I don't want to say too much about the story here because it is magical and fantastical, and those are the sorts of stories that come out sounding ridiculous when you try to summarize them.
Nail Gaiman's writing is lovely, so reading this imaginative story was a pleasure. On the sentence level, he's pretty perfect. His visual imagery is powerful, his dialogue just quirky enough.
There's nothing I can criticize about the story, either. It's a pretty solid little fantasy novel. I can definitely appreciate Neil Gaiman's books (I've also read Coraline and The Graveyard Book), but I don't really get super into them the way other people seem to.

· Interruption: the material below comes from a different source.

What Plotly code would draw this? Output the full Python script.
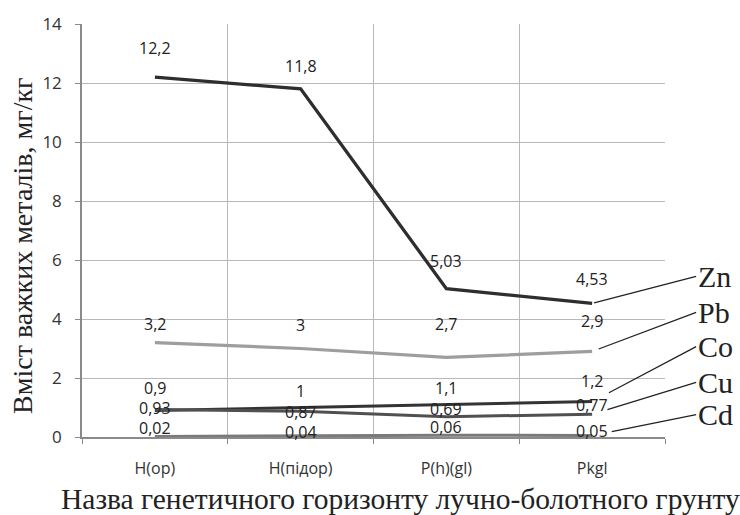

It may just be that I can never quite believe something so fantastical, but then again I loved the Harry Potter series, so I don't know what to make of that.
The Ocean at the End of the Lane is very short, under 200 pages, and even though it didn't totally grab me, it was absolutely worth the enjoyable hours I spent reading it.
2 comments:
This was how I felt about the book also. But if you want to understand the mania, you have to read Neverwhere and American Gods.